Your goal: Only the lines from the start of the data through the line containing "336, 369, 389]" should be written out, exactly as they are, with both ends included and the pictures left out.

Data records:
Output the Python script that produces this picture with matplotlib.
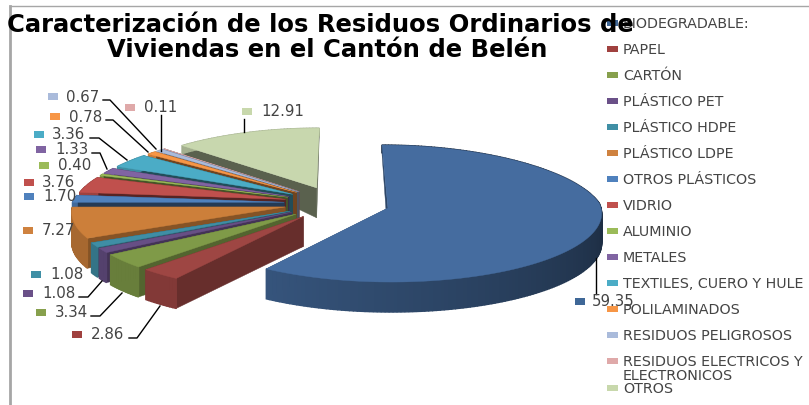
import matplotlib
matplotlib.use("Agg")  # Non-interactive backend
import matplotlib.pyplot as plt
from matplotlib.colors import to_rgb
from matplotlib.patches import Polygon, Rectangle
import numpy as np

# ── Data ────────────────────────────────────────────────────────────────

CATEGORIES = [
    "BIODEGRADABLE:", "PAPEL", "CARTÓN", "PLÁSTICO PET", "PLÁSTICO HDPE",
    "PLÁSTICO LDPE", "OTROS PLÁSTICOS", "VIDRIO", "ALUMINIO", "METALES",
    "TEXTILES, CUERO Y HULE", "POLILAMINADOS", "RESIDUOS PELIGROSOS",
    "RESIDUOS ELECTRICOS Y\nELECTRONICOS", "OTROS",
]
VALUES = [59.35, 2.86, 3.34, 1.08, 1.08, 7.27, 1.70, 3.76, 0.40, 1.33,
          3.36, 0.78, 0.67, 0.11, 12.91]
VALUE_LABELS = ["59.35", "2.86", "3.34", "1.08", "1.08", "7.27", "1.70", "3.76",
                "0.40", "1.33", "3.36", "0.78", "0.67", "0.11", "12.91"]

# ── Styling ─────────────────────────────────────────────────────────────

KEY_COLORS = ["#3F6797", "#A0413F", "#87A04D", "#6A5088", "#3F8FA5",
              "#CF823F", "#4F81BD", "#C0504D", "#9BBB59", "#8064A2",
              "#4BACC6", "#F79646", "#AABBDB", "#DFA9A9", "#C8D8AC"]
TOP_COLORS = ["#456C9F", "#9E4643", "#7F9A48", "#674F85", "#3F8EA5",
              "#CC7F3A", "#4F81BD", "#C0504D", "#9BBB59", "#8064A2",
              "#4BACC6", "#F79646", "#AABBDB", "#DFA9A9", "#C8D7AE"]
TEXT_COLOR = "#444444"

EXPLODE = 0.25

# swatch left x, text left x, text centre y (pixels), same order as VALUES
LABEL_POS = [(575, 592, 302), (72, 91, 335), (36, 55, 313), (23, 42, 294),
             (31, 50, 275), (23, 42, 231), (24, 43, 197), (24, 42, 183),
             (39, 58, 166), (36, 55, 150), (34, 52, 135), (50, 69, 117),
             (48, 66, 97), (125, 144, 108), (242, 261, 112)]
LEADERS = [
    [(596, 259), (596, 295)],
    [(129, 339), (137, 339), (160, 307)],
    [(91, 317), (100, 317), (122, 294)],
    [(79, 298), (88, 298), (102, 282)],
    [(90, 139), (99, 139), (127, 161)],
    [(92, 154), (100, 154), (107, 170)],
    [(106, 121), (113, 121), (148, 153)],
    [(103, 101), (110, 101), (156, 150)],
    [(161, 116), (161, 152)],
    [(244, 120), (244, 133)],
]
LEGEND_Y = [24, 50, 76, 102, 128, 154, 180, 206, 232, 258, 284, 310, 336, 369, 389]


def project(u, v):
    """Pie-plane coordinates to pixels, with a little perspective."""
    scale = np.where(v > 0, 1 - 0.123 * v, 1 - 0.065 * v)
    x = 337 + 212 * u * scale
    y = 204.1 - 67.7 * v + 5.5 * v ** 2
    return x, y


def depth(v):
    # the wall looks thinner towards the back of the pie
    return np.clip(30 - 33 * (v - 0.25), 8, 30)


def shade(color, factor):
    return tuple(c * factor for c in to_rgb(color))


def add_poly(ax, xs, ys, color, zorder, lw=0.3):
    ax.add_patch(Polygon(np.column_stack([xs, ys]), closed=True, facecolor=color,
                         edgecolor=color, linewidth=lw, zorder=zorder))


def draw_slice(ax, start, sweep, color, zorder, gradient=False):
    mid = start + sweep / 2
    du = EXPLODE * np.sin(mid)
    dv = EXPLODE * np.cos(mid)
    ts = np.linspace(start, start + sweep, max(int(np.degrees(sweep)), 2) + 1)
    rim_v = np.cos(ts) + dv
    rim_x, rim_y = project(np.sin(ts) + du, rim_v)
    apex_x, apex_y = project(np.array(du), np.array(dv))
    rim_d = depth(rim_v)
    apex_d = depth(dv)

    # radial walls, then outer wall, then the top face over them
    radial = 0.65 if np.cos(mid) < 0 else 0.45
    for i in (0, -1):
        add_poly(ax, [apex_x, rim_x[i], rim_x[i], apex_x],
                 [apex_y, rim_y[i], rim_y[i] + rim_d[i], apex_y + apex_d],
                 shade(color, radial), zorder)
    for i in range(len(ts) - 1):
        if gradient:
            frac = np.clip((ts[i] - ts[0]) / (ts[-1] - ts[0]), 0, 1)
            factor = 0.42 + 0.36 * np.clip((frac - 0.45) / 0.55, 0, 1)
        else:
            factor = 0.82
        add_poly(ax, [rim_x[i], rim_x[i + 1], rim_x[i + 1], rim_x[i]],
                 [rim_y[i], rim_y[i + 1], rim_y[i + 1] + rim_d[i + 1], rim_y[i] + rim_d[i]],
                 shade(color, factor), zorder, lw=1.0)
    add_poly(ax, np.r_[apex_x, rim_x], np.r_[apex_y, rim_y], color, zorder)


def main():
    fig = plt.figure(figsize=(8.09, 4.06), dpi=100)
    ax = fig.add_axes([0, 0, 1, 1])
    ax.set_xlim(0, 809)
    ax.set_ylim(406, 0)
    ax.axis("off")

    # chart frame
    ax.plot([10, 10], [7, 406], color="#A6A6A6", linewidth=2, zorder=1)
    ax.plot([10, 809], [7, 7], color="#A6A6A6", linewidth=1, zorder=1)

    # pie slices, far ones first
    sweeps = np.array(VALUES) / sum(VALUES) * 2 * np.pi
    starts = np.r_[0, np.cumsum(sweeps)[:-1]]
    order = np.argsort(-np.cos(starts + sweeps / 2))
    for z, i in enumerate(order):
        draw_slice(ax, starts[i], sweeps[i], TOP_COLORS[i], 2 + z * 0.01, gradient=i == 0)

    # data labels
    for pts in LEADERS:
        xs, ys = zip(*pts)
        ax.plot(xs, ys, color="black", linewidth=1, zorder=4)
    for label, color, (sx, tx, y) in zip(VALUE_LABELS, KEY_COLORS, LABEL_POS):
        ax.add_patch(Rectangle((sx, y - 3.5), 10, 7, facecolor=color, edgecolor="none", zorder=5))
        ax.text(tx, y, label, fontsize=10.8, color=TEXT_COLOR, va="center", ha="left", zorder=6)

    # legend
    for name, color, y in zip(CATEGORIES, KEY_COLORS, LEGEND_Y):
        key_y = 362 if "\n" in name else y
        ax.add_patch(Rectangle((607, key_y - 3), 11, 6, facecolor=color, edgecolor="none", zorder=5))
        ax.text(623, y, name, fontsize=10.3, color=TEXT_COLOR, va="center", ha="left",
                linespacing=1.0, zorder=6)

    # title
    ax.text(320.5, 25, "Caracterización de los Residuos Ordinarios de", fontsize=17.5,
            fontweight="bold", color="black", ha="center", va="center", zorder=7)
    ax.text(327, 50, "Viviendas en el Cantón de Belén", fontsize=17.5,
            fontweight="bold", color="black", ha="center", va="center", zorder=7)

    fig.savefig("out.png", dpi=100)
    plt.close(fig)


if __name__ == "__main__":
    main()
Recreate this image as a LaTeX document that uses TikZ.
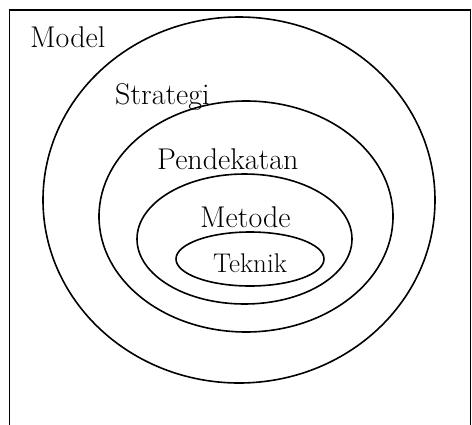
\documentclass[tikz,border=0pt]{standalone}
\usepackage{tikz}
\tikzset{
  ring/.style={draw=black,line width=1.6pt},
  frame/.style={draw=black,line width=1.2pt},
  lbl/.style={inner sep=0pt,anchor=base west,font=\fontsize{30}{34}\selectfont},
  smalllbl/.style={lbl,font=\fontsize{27}{31}\selectfont},
}

\begin{document}
\begin{tikzpicture}[x=1pt,y=-1pt]
  \useasboundingbox (0,0) rectangle (472,424);
  \clip (0,0) rectangle (472,424);
  \draw[frame] (9.5,10) rectangle (470.5,440);
  % nested rings
  \draw[ring] (239,200) ellipse (196 and 183);
  \draw[ring] (246,216.5) ellipse (147 and 115.5);
  \draw[ring] (244.5,239) ellipse (107.5 and 65);
  \draw[ring] (250,259) ellipse (74 and 27);
  \node[lbl] (model) at (30,47) {Model};
  \node[lbl] (strategi) at (115,104) {Strategi};
  \node[lbl] (pendekatan) at (157,169) {Pendekatan};
  \node[lbl] (metode) at (200,227) {Metode};
  \node[smalllbl] (teknik) at (213,272) {Teknik};
\end{tikzpicture}
\end{document}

Completed task:
Output the Python script that produces this picture with matplotlib.
import matplotlib
matplotlib.use("Agg")  # Non-interactive backend
import matplotlib.pyplot as plt
from matplotlib.colors import to_rgb
from matplotlib.patches import Polygon, Rectangle
import numpy as np

# ── Data ────────────────────────────────────────────────────────────────

CATEGORIES = [
    "BIODEGRADABLE:", "PAPEL", "CARTÓN", "PLÁSTICO PET", "PLÁSTICO HDPE",
    "PLÁSTICO LDPE", "OTROS PLÁSTICOS", "VIDRIO", "ALUMINIO", "METALES",
    "TEXTILES, CUERO Y HULE", "POLILAMINADOS", "RESIDUOS PELIGROSOS",
    "RESIDUOS ELECTRICOS Y\nELECTRONICOS", "OTROS",
]
VALUES = [59.35, 2.86, 3.34, 1.08, 1.08, 7.27, 1.70, 3.76, 0.40, 1.33,
          3.36, 0.78, 0.67, 0.11, 12.91]
VALUE_LABELS = ["59.35", "2.86", "3.34", "1.08", "1.08", "7.27", "1.70", "3.76",
                "0.40", "1.33", "3.36", "0.78", "0.67", "0.11", "12.91"]

# ── Styling ─────────────────────────────────────────────────────────────

KEY_COLORS = ["#3F6797", "#A0413F", "#87A04D", "#6A5088", "#3F8FA5",
              "#CF823F", "#4F81BD", "#C0504D", "#9BBB59", "#8064A2",
              "#4BACC6", "#F79646", "#AABBDB", "#DFA9A9", "#C8D8AC"]
TOP_COLORS = ["#456C9F", "#9E4643", "#7F9A48", "#674F85", "#3F8EA5",
              "#CC7F3A", "#4F81BD", "#C0504D", "#9BBB59", "#8064A2",
              "#4BACC6", "#F79646", "#AABBDB", "#DFA9A9", "#C8D7AE"]
TEXT_COLOR = "#444444"

EXPLODE = 0.25

# swatch left x, text left x, text centre y (pixels), same order as VALUES
LABEL_POS = [(575, 592, 302), (72, 91, 335), (36, 55, 313), (23, 42, 294),
             (31, 50, 275), (23, 42, 231), (24, 43, 197), (24, 42, 183),
             (39, 58, 166), (36, 55, 150), (34, 52, 135), (50, 69, 117),
             (48, 66, 97), (125, 144, 108), (242, 261, 112)]
LEADERS = [
    [(596, 259), (596, 295)],
    [(129, 339), (137, 339), (160, 307)],
    [(91, 317), (100, 317), (122, 294)],
    [(79, 298), (88, 298), (102, 282)],
    [(90, 139), (99, 139), (127, 161)],
    [(92, 154), (100, 154), (107, 170)],
    [(106, 121), (113, 121), (148, 153)],
    [(103, 101), (110, 101), (156, 150)],
    [(161, 116), (161, 152)],
    [(244, 120), (244, 133)],
]
LEGEND_Y = [24, 50, 76, 102, 128, 154, 180, 206, 232, 258, 284, 310, 336, 369, 389]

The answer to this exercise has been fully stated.